Após o atentado do grupo alemão Letzte Generation a uma obra do impressionista francês Claude Monet, no Museu Barberini de Potsdam, em 23 de outubro, a porta-voz Aimée von Baalen defendeu a ação, explanando a lógica que segue sua organização.
“Monet amava a natureza e capturou sua beleza única e frágil em suas obras. Como é possível que tantos tenham mais medo que uma dessas imagens da realidade seja danificada do que da destruição de nosso próprio mundo, cuja magia Monet tanto admirava?” E acrescentou: “Não haverá mais tempo para admirar a arte quando estivermos lutando por comida e água!”
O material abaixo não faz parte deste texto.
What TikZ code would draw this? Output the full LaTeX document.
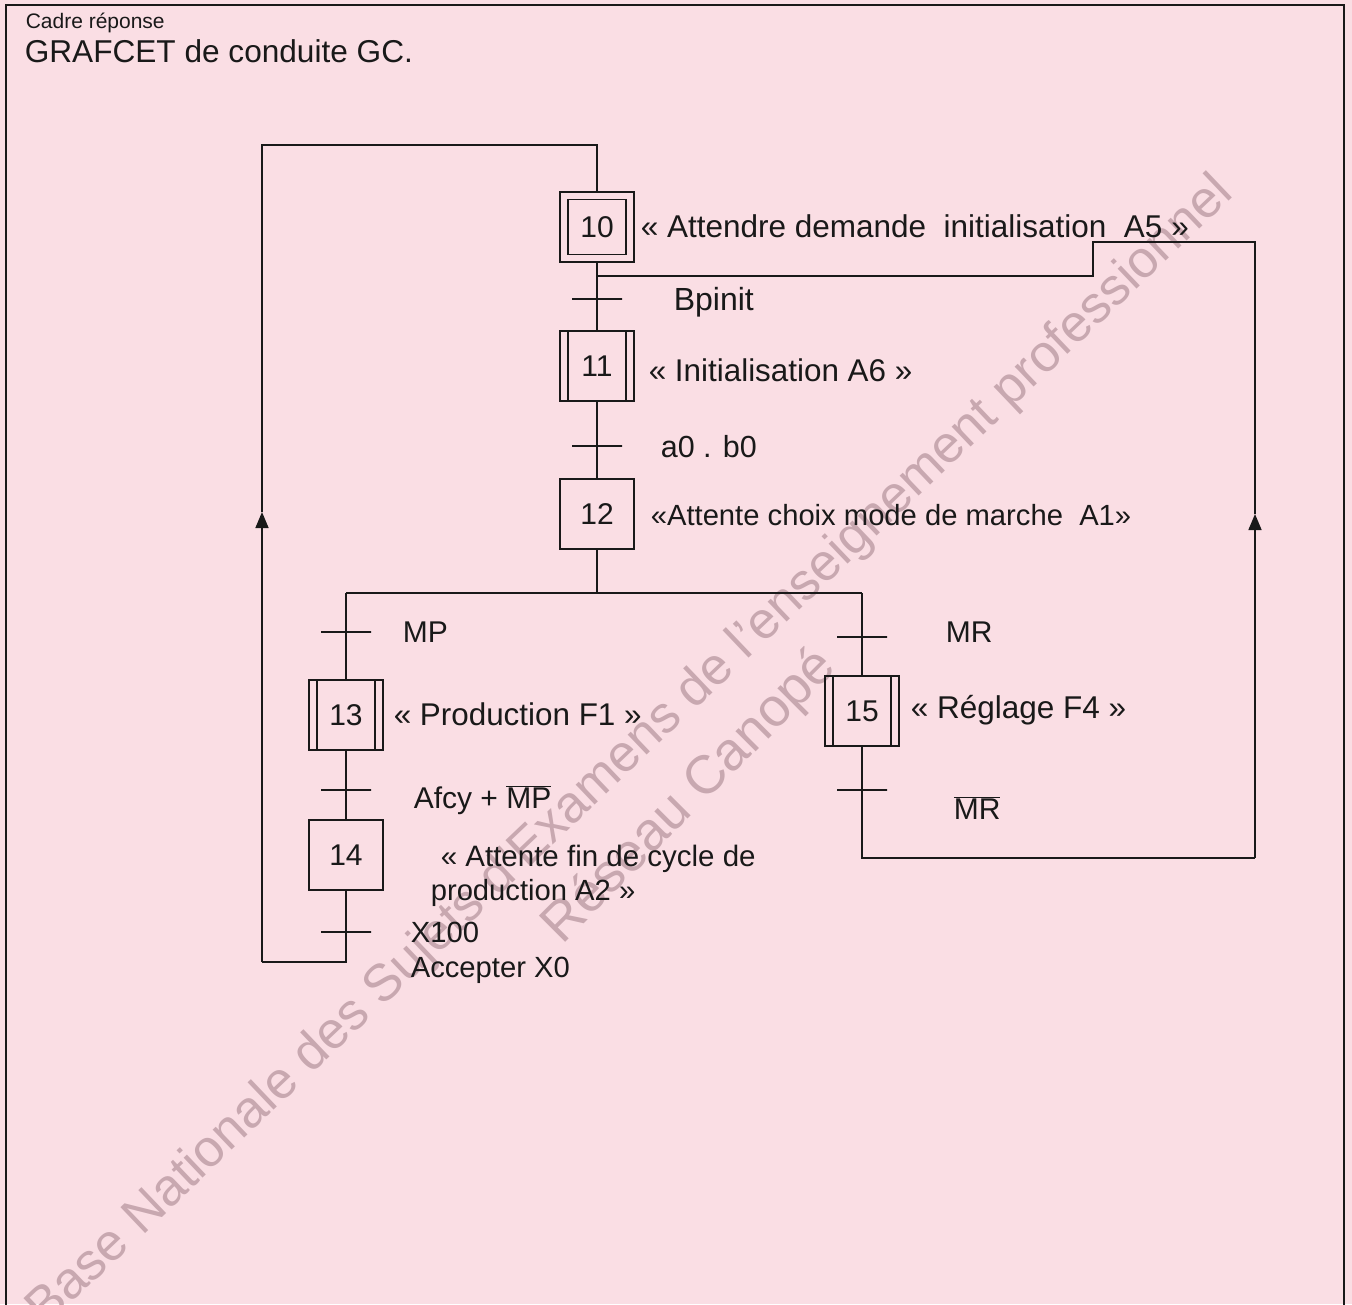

Resposta histórica à iconoclastia revolucionária
Mário Antas também chamou a atenção para a necessidade de uma “educação patrimonial” da sociedade, numa “via profilática e pedagógica que se pode fazer todos os dias, a começar nas escolas, com a consciencialização da importância do património único existente em Portugal”.
Os receios do diretor do Museu dos Coches são partilhados por seu colega do Museu Nacional de Arte Antiga, Joaquim Caetano: “É óbvio que a situação é preocupante para todos os museus, e estamos a tomar medidas para tentar que não aconteça nada”, comentou, especificando que o reforço tem sido feito “com empresas de vigilância, em princípio, mais preparadas para responder a casos destes”.
O historiador de arte recordou que “uma das razões por que os museus nacionais foram criados a seguir à Revolução Francesa [em 1789] foi precisamente para responder à iconoclastia revolucionária, que, na altura, atingiu um grande peso sobretudo pela ligação da arte à riqueza do antigo regime e à propaganda real”.
O retirar dessas peças dos espaços reais e nobres para a criação dos grandes museus nacionais “foi uma resposta no sentido de retirar a carga propagandística que grande parte da riqueza artística tinha, e transformá-la numa propriedade coletiva dos cidadãos”, lembrou o diretor do Museu Nacional de Arte Antiga.
“Houve uma descontextualização do caráter de propaganda da arte, e a sua transformação num mecanismo de identidade da própria democracia nascente. É nesse sentido que as obras de arte estão nos museus. Quando essa iconoclastia entra nos museus, quer dizer que se está a pôr em causa a própria natureza democrática destas instituições, e isso parece-me um pouco despropositado como modus operandi”, sustentou Caetano.